Daniel Caesar’s fourth studio album, Son of Spergy, is a soulful and spiritual meditation on family and religion. Raised in a deeply religious Seventh Day Adventist environment himself, much of this album draws heavily on his own personal experience. Early in his career, Caesar used similar scriptural imagery and references to sin and God such as on Death & Taxes ‘surely my sins have found me out’. This new album, boasting features like Bon Iver and Yebba, and cowritten/produced by the likes of Mustafa, Solange and Blood Orange, returns to these roots with titles like Touching God and Sins of the Father.

The album opens with Rain Down, featuring Sampha, which sets the tone with choral harmonies and the strong invocation ‘lord let your blessings rain down’.  Sonically, Son of Spergy leans heavily into gospel influences with slow and impactful builds and rich layered harmonies. The organ is also used liberally throughout the project, evoking the feeling of being in a church service. Caesar’s father Norwill Simmons, a pastor and gospel singer, features on the album on Baby Blue, while his aunt appears on Rain Down, deepening the album’s focus on and connection to family. As the record goes on, Caesar then contemplates having a family of his own and the kind of man he has become wondering if he is ‘man or a beast’.

Lyrically, however, Son of Spergy loses some of the poetic feeling of Caesar’s previous albums. In his older tracks such as Always and Best Part, for example, he presents rich landscapes ‘baby used to walk with me, down Bloor Street’ ‘you’re my water when I’m stuck in the desert’.  This album feels less relatable and tangible, trading rich metaphor for simpler descriptions and overt language mentioning sin and God. ‘My homie crashed the Tesla and that sh** went up in flames, the lord he got him out in time I wanna tell him thanks’, or ‘you gave your life so I wouldn’t have to, where there is one there is two’.  In perhaps his most deeply personal album, Caesar loses some of the gut-wrenching emotion of his previous work through simple writing. While this approach may help drive home the raw and bare truth of the music, it is certainly a shift from the emotional complexity and texture of earlier work.

Moon is a standout track on Son of Spergy, featuring Bon Iver, that epitomises the religious themes of the album.
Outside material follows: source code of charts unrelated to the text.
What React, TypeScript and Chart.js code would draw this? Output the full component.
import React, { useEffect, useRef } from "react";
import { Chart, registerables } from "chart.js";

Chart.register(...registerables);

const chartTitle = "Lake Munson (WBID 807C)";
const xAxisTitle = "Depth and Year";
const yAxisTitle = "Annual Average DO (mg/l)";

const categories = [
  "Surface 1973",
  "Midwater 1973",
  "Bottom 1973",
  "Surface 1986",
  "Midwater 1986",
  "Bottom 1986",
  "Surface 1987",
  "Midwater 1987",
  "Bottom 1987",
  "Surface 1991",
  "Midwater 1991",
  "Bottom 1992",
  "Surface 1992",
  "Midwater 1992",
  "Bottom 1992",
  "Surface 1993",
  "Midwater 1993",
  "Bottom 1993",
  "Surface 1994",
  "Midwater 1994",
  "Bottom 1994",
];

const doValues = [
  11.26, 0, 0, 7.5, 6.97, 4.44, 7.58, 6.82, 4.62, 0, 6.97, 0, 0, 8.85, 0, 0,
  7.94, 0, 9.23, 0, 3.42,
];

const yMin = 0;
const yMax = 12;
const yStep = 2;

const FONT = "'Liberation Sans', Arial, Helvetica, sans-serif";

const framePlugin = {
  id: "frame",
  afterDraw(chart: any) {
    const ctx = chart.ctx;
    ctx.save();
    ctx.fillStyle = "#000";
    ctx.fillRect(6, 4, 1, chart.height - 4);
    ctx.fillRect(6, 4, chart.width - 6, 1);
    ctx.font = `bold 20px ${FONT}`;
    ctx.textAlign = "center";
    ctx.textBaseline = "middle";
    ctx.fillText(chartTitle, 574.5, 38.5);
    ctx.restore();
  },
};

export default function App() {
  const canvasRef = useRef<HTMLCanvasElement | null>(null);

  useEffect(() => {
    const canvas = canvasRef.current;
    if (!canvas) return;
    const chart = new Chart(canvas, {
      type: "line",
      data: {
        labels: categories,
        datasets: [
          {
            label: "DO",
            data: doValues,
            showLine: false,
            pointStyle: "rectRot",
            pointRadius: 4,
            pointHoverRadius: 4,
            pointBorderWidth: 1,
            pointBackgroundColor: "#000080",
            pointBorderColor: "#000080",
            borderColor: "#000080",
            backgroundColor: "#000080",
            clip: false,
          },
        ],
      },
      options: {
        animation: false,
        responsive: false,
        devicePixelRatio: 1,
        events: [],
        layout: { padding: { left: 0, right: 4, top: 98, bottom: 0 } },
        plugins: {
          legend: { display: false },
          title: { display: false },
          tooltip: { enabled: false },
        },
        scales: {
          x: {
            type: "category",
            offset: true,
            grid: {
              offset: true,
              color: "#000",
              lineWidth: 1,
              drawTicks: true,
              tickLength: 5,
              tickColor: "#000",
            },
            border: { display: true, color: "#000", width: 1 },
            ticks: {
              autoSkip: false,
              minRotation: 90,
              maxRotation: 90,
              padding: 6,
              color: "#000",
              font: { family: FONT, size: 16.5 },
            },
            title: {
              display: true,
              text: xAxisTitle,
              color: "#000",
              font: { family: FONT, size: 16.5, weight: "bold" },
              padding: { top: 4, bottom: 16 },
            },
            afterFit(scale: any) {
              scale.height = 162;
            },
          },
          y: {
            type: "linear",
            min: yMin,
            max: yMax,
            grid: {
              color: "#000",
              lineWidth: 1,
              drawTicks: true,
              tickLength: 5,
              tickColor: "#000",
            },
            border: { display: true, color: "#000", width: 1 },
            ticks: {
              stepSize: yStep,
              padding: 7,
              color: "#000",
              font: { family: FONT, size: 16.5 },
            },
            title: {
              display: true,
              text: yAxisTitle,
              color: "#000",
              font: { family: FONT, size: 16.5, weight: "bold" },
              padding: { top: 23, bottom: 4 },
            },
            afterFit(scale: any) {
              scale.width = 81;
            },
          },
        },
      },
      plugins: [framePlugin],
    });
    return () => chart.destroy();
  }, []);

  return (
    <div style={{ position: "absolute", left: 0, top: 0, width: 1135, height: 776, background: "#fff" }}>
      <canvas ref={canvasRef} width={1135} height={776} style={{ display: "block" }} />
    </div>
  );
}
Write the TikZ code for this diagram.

The song begins with a gentle acoustic arrangement but really shines in the last minute of the track, a hymnal revelation with organ and layered vocals. In this last verse, Caesar cries ‘why are you a weapon formed against me? Is this what you call love’ expressing his anguish and vulnerability. The juxtaposition between the soft acoustic instrumental and the emotive language at this point creates powerful tension, embodying the album’s themes of faith, doubt and redemption.

Overall, the album still scores points for its endlessly rich instrumental parts, and the religious imagery Caesar evokes through the use of the organ and by featuring real voices of his family members. However, the decline in his lyricism cannot be ignored. The use of simple language in such a spiritual album without clear artistic intentions creates a muddled impression on the listener and draws attention away from the clear devotional and sacred undertones behind the project.